1709 Blog: for all the copyright community

Wednesday, 27 May 2009

Facebook v Power.com: the party-pooper, the gatecrashers and us

Power.com aims to bring your social-networking sites together on to one screen - but not everyone wants to join in (spot the difference, right). At the end of last year when negotiations with Facebook broke down, Power continued to offer access to FB. FB sued for a string of reasons including copyright infringement. Power has attempted to have FB’s claim dismissed but the court held on 11 May: ‘Defendants correctly assert that Facebook does not have a copyright on user content, which ultimately is the information that Defendants’ software seeks to extract. However, if Defendants first have to make a copy of a user’s entire Facebook profile page in order to collect that user content, such action may violate Facebook’s proprietary rights.’

While these two slug it out over an F-word and some discreet web design, let’s not skirt round the copyright elephant that towers in the corner of the courtroom. Though the elephant isn’t a party to this lawsuit it’s very, very big: Facebook’s 200 million users, who upload more than 850 million photos and 8 million videos every month.

Depending on the outcome of this case, FB users may not be allowed to access their own content through Power because they are incidentally infringing FB’s copyright by copying peripheral design features etc. FB users might feel this is monopolistic and tight-fisted when they give FB ‘a non-exclusive, transferable, sub-licensable, royalty-free, worldwide license to use any IP content’.

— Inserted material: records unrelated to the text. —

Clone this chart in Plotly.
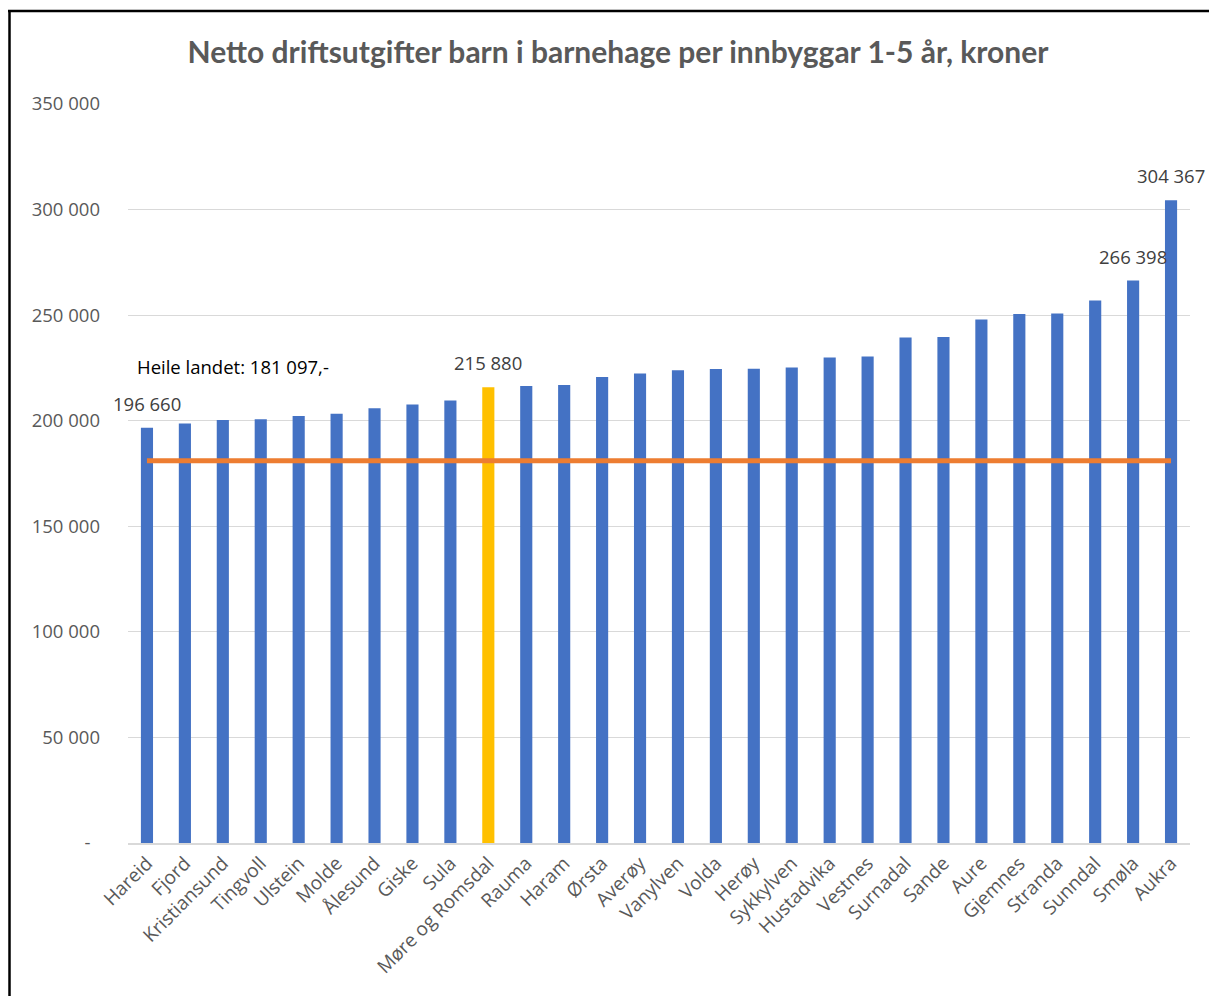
import plotly.graph_objects as go

categories = ["Hareid", "Fjord", "Kristiansund", "Tingvoll", "Ulstein", "Molde", "Ålesund",
              "Giske", "Sula", "Møre og Romsdal", "Rauma", "Haram", "Ørsta", "Averøy",
              "Vanylven", "Volda", "Herøy", "Sykkylven", "Hustadvika", "Vestnes", "Surnadal",
              "Sande", "Aure", "Gjemnes", "Stranda", "Sunndal", "Smøla", "Aukra"]
values = [196660, 198700, 200300, 200750, 202200, 203300, 205950,
          207700, 209600, 215880, 216400, 216900, 220650, 222400,
          223950, 224450, 224600, 225200, 229900, 230400, 239400,
          239700, 247950, 250600, 250800, 256950, 266398, 304367]
labelled = ["Hareid", "Møre og Romsdal", "Smøla", "Aukra"]
highlight = "Møre og Romsdal"
national = 181097
national_label = "Heile landet: 181 097,-"
ytickvals = [0, 50000, 100000, 150000, 200000, 250000, 300000, 350000]
yticktext = ["-&nbsp;&nbsp;", "50 000", "100 000", "150 000", "200 000", "250 000", "300 000", "350 000"]
title = "Netto driftsutgifter barn i barnehage per innbyggar 1-5 år, kroner"

def fmt(v):
    return f"{v:,}".replace(",", " ")

bar_colors = ["#FFC000" if c == highlight else "#4472C4" for c in categories]

FONT = "Open Sans"
FS = 18.5
fig = go.Figure()
fig.add_trace(go.Bar(
    x=categories, y=values, marker=dict(color=bar_colors, line=dict(width=0)),
    hoverinfo="x+y", showlegend=False))
fig.add_trace(go.Scatter(
    x=categories, y=[national] * len(categories), mode="lines",
    line=dict(color="#ED7D31", width=5), showlegend=False, hoverinfo="skip"))

for c, v in zip(categories, values):
    if c in labelled:
        fig.add_annotation(x=c, y=v, xref="x", yref="y", text=fmt(v), showarrow=False,
                           xanchor="center", yanchor="middle", yshift=24.5,
                           font=dict(family=FONT, size=FS, color="#404040"))

fig.add_annotation(x=categories[0], y=national, xref="x", yref="y",
                   text=national_label, showarrow=False, xanchor="left", yanchor="bottom",
                   xshift=-12, yshift=80,
                   font=dict(family=FONT, size=FS, color="#000000"))

W, H = 1209, 996
L, T = 128, 104
R = W - 1190
B = H - 843
pw, ph = W - L - R, H - T - B
def px(x): return (x - L) / pw
def py(y): return (H - B - y) / ph

fig.add_shape(type="line", xref="paper", yref="paper", x0=px(9.5), x1=px(9.5),
              y0=py(H + 20), y1=py(12), line=dict(color="black", width=2.5))
fig.add_shape(type="line", xref="paper", yref="paper", x0=px(8), x1=px(W + 5),
              y0=py(12), y1=py(12), line=dict(color="black", width=2.5))

fig.update_layout(
    width=W, height=H,
    margin=dict(l=L, r=R, t=T - 1, b=B),
    paper_bgcolor="white", plot_bgcolor="white",
    bargap=0.68,
    title=dict(text=f"<b>{title}</b>", x=618 / W, xref="container", xanchor="center",
               y=1 - 52 / H, yanchor="middle",
               font=dict(family="Lato", size=30, color="#595959")),
    font=dict(family=FONT, color="#595959"),
    xaxis=dict(range=[-0.5, len(categories) - 0.5], autorange=False,
               tickangle=-45, tickfont=dict(family=FONT, size=FS + 0.5, color="#595959"),
               showgrid=False, showline=True, linecolor="#D9D9D9", linewidth=1.5,
               ticks=""),
    yaxis=dict(range=[0, 350000 * (1 + 1 / 739)], autorange=False,
               tickvals=ytickvals, ticktext=yticktext,
               tickfont=dict(family=FONT, size=FS, color="#595959"),
               showgrid=True, gridcolor="#D9D9D9", gridwidth=1, zeroline=False,
               ticks="", ticklabelstandoff=27),
)
fig.write_html("out.html", config={"displayModeBar": False},
               post_script="document.body.style.margin='0';document.body.style.overflow='hidden';")
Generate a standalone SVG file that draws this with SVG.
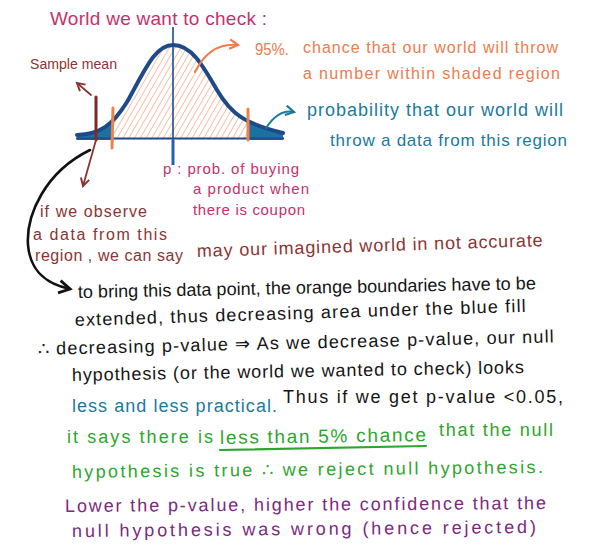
<svg xmlns="http://www.w3.org/2000/svg" width="592" height="548" viewBox="0 0 592 548">
<style>
text{font-family:"Liberation Sans","Noto Sans",sans-serif;}
.mag{fill:#c8306c;}
.org{fill:#f07b4c;}
.brn{fill:#8c3434;}
.teal{fill:#1a7a9c;}
.blk{fill:#151515;}
.grn{fill:#2ea52e;}
.pur{fill:#7b2a80;}
.conn{fill:none;stroke-linecap:round;stroke-linejoin:round;}
</style>
<defs>
<pattern id="hatch" width="5" height="5" patternUnits="userSpaceOnUse" patternTransform="rotate(30)">
<line x1="0" y1="0" x2="0" y2="5" stroke="#f2956a" stroke-width="1.2"/>
</pattern>
<clipPath id="under">
<path d="M77 135 C100 134,112 126,127 102 C145 70,155 45,173 45 C191 45,202 64,217 90 C231 114,245 124,283 133 L283 140 L77 140 Z"/>
</clipPath>
<marker id="ahB" viewBox="0 0 10 10" refX="8" refY="5" markerWidth="6" markerHeight="6" orient="auto"><path d="M1 1 L8 5 L1 9" fill="none" stroke="#111" stroke-width="1.8"/></marker>
<marker id="ahBr" viewBox="0 0 10 10" refX="8" refY="5" markerWidth="6" markerHeight="6" orient="auto"><path d="M1 1 L8 5 L1 9" fill="none" stroke="#8c3434" stroke-width="1.8"/></marker>
<marker id="ahO" viewBox="0 0 10 10" refX="8" refY="5" markerWidth="6" markerHeight="6" orient="auto"><path d="M1 1 L8 5 L1 9" fill="none" stroke="#f07b4c" stroke-width="1.8"/></marker>
<marker id="ahT" viewBox="0 0 10 10" refX="8" refY="5" markerWidth="6" markerHeight="6" orient="auto"><path d="M1 1 L8 5 L1 9" fill="none" stroke="#1a7a9c" stroke-width="1.8"/></marker>
</defs>
<rect width="592" height="548" fill="#fff"/>

<g id="bell-curve">
<g clip-path="url(#under)">
<rect x="77" y="40" width="36" height="100" fill="#1b72a0"/>
<rect x="247" y="40" width="36" height="100" fill="#1b72a0"/>
<rect x="113" y="40" width="134" height="100" fill="url(#hatch)"/>
</g>
<path d="M77 135 C100 134,112 126,127 102 C145 70,155 45,173 45 C191 45,202 64,217 90 C231 114,245 124,283 133" fill="none" stroke="#1f4a8a" stroke-width="4" stroke-linecap="round"/>
<line x1="76" y1="138.5" x2="284" y2="138.5" stroke="#1f4a8a" stroke-width="2"/>
<line x1="173" y1="27" x2="173" y2="142" stroke="#1f4a8a" stroke-width="1.6"/>
<line x1="173" y1="140" x2="173" y2="165" stroke="#2a5fb0" stroke-width="3"/>
<line x1="113" y1="108" x2="112" y2="148" stroke="#f0804c" stroke-width="3" stroke-linecap="round"/>
<line x1="248" y1="109" x2="248" y2="140" stroke="#f0804c" stroke-width="3" stroke-linecap="round"/>
<line x1="96" y1="97" x2="96" y2="140" stroke="#7a2a2a" stroke-width="3" stroke-linecap="round"/>
</g>

<g id="connectors">
<path class="conn" d="M91 95 L77 83" stroke="#8c3434" stroke-width="1.8" marker-end="url(#ahBr)"/>
<path class="conn" d="M96 140 L83 186" stroke="#8c3434" stroke-width="1.8" marker-end="url(#ahBr)"/>
<path class="conn" d="M195 72 C205 52,220 43,238 45" stroke="#f07b4c" stroke-width="2" marker-end="url(#ahO)"/>
<path class="conn" d="M266 128 C274 116,284 110,294 112" stroke="#1a7a9c" stroke-width="2" marker-end="url(#ahT)"/>
<path class="conn" d="M90 150 C45 172,26 215,28 245 C30 268,42 283,70 289" stroke="#111" stroke-width="2.6" marker-end="url(#ahB)"/>
</g>

<g id="title"><text class="mag" x="50" y="25" font-size="19" textLength="217" lengthAdjust="spacing">World we want to check :</text></g>
<g id="sample-mean"><text class="brn" x="30" y="69" font-size="15" textLength="87" lengthAdjust="spacingAndGlyphs">Sample mean</text></g>
<g id="note-95">
<text class="org" x="255" y="55" font-size="17" textLength="34" lengthAdjust="spacingAndGlyphs">95%.</text>
<text class="org" x="303" y="53" font-size="16" textLength="255" lengthAdjust="spacing">chance that our world will throw</text>
<text class="org" x="303" y="79" font-size="16" textLength="257" lengthAdjust="spacing">a number within shaded region</text>
</g>
<g id="note-tail">
<text class="teal" x="307" y="116" font-size="18" textLength="256" lengthAdjust="spacing">probability that our world will</text>
<text class="teal" x="330" y="146" font-size="17" textLength="237" lengthAdjust="spacing">throw a data from this region</text>
</g>
<g id="note-p">
<text class="mag" x="163" y="174" font-size="15" textLength="136" lengthAdjust="spacing">p : prob. of buying</text>
<text class="mag" x="193" y="194" font-size="15" textLength="116" lengthAdjust="spacing">a product when</text>
<text class="mag" x="193" y="215" font-size="15" textLength="112" lengthAdjust="spacing">there is coupon</text>
</g>
<g id="note-observe">
<text class="brn" x="40" y="217" font-size="16" textLength="107" lengthAdjust="spacing">if we observe</text>
<text class="brn" x="33" y="240" font-size="16" textLength="134" lengthAdjust="spacing">a data from this</text>
<text class="brn" x="35" y="261" font-size="16" textLength="148" lengthAdjust="spacing">region , we can say</text>
<text class="brn" x="197" y="257" font-size="18" textLength="346" lengthAdjust="spacing" transform="rotate(-1.8 197 257)">may our imagined world in not accurate</text>
</g>
<g id="explanation">
<text class="blk" x="78" y="298" font-size="18" textLength="458" lengthAdjust="spacing" transform="rotate(-1.1 78 298)">to bring this data point, the orange boundaries have to be</text>
<text class="blk" x="75" y="326" font-size="18" textLength="451" lengthAdjust="spacing" transform="rotate(-1.8 75 326)">extended, thus decreasing area under the blue fill</text>
<text class="blk" x="38" y="355" font-size="18" textLength="516" lengthAdjust="spacing" transform="rotate(-1.4 38 355)">∴ decreasing p-value ⇒ As we decrease p-value, our null</text>
<text class="blk" x="72" y="381" font-size="18" textLength="452" lengthAdjust="spacing" transform="rotate(-1 72 381)">hypothesis (or the world we wanted to check) looks</text>
<text class="teal" x="72" y="412" font-size="18" textLength="205" lengthAdjust="spacing">less and less practical.</text>
<text class="blk" x="283" y="403" font-size="18" textLength="280" lengthAdjust="spacing">Thus if we get p-value &lt;0.05,</text>
</g>
<g id="conclusion">
<text class="grn" x="67" y="443" font-size="18" textLength="146" lengthAdjust="spacing">it says there is</text>
<text class="grn" x="220" y="444" font-size="19" textLength="206" lengthAdjust="spacing" transform="rotate(-0.8 220 444)">less than 5% chance</text>
<line x1="220" y1="450" x2="426" y2="446" stroke="#2ea52e" stroke-width="2.2" stroke-linecap="round"/>
<text class="grn" x="439" y="436" font-size="18" textLength="114" lengthAdjust="spacing">that the null</text>
<text class="grn" x="72" y="478" font-size="18" textLength="471" lengthAdjust="spacing" transform="rotate(-0.6 72 478)">hypothesis is true ∴ we reject null hypothesis.</text>
</g>
<g id="confidence">
<text class="pur" x="65" y="512" font-size="18" textLength="481" lengthAdjust="spacing" transform="rotate(-0.35 65 512)">Lower the p-value, higher the confidence that the</text>
<text class="pur" x="72" y="537" font-size="18" textLength="464" lengthAdjust="spacing" transform="rotate(-0.5 72 537)">null hypothesis was wrong (hence rejected)</text>
</g>
</svg>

On the other hand, is the user-friendly Power really acting in the interests of FB users? If Power accesses FB, it’s potentially not just FB’s IP that’s copied without permission, but other users’ content too. Your friends have chosen to give Facebook a licence - not Power and not even you.

1 comment:

Renzo Marchini said...

Interesting.

Without knowing the mechanics of how the service works, a couple of additional thoughts.

Even if not copyright infringement, in the EU (so perhaps only academic) might there not be database right infringement; the database being the compilation of user content which are being either extraction (transferring the content (copyright owned by the users) to another medium (server)) or re-utilisation (making available to the public).

And Power.com would also be processing the personal data of the FB users. Breach of the first data protection principle? There has been no consent and the only argument to legitimise would be on the basis of para 6 of schedule 2. Arguable.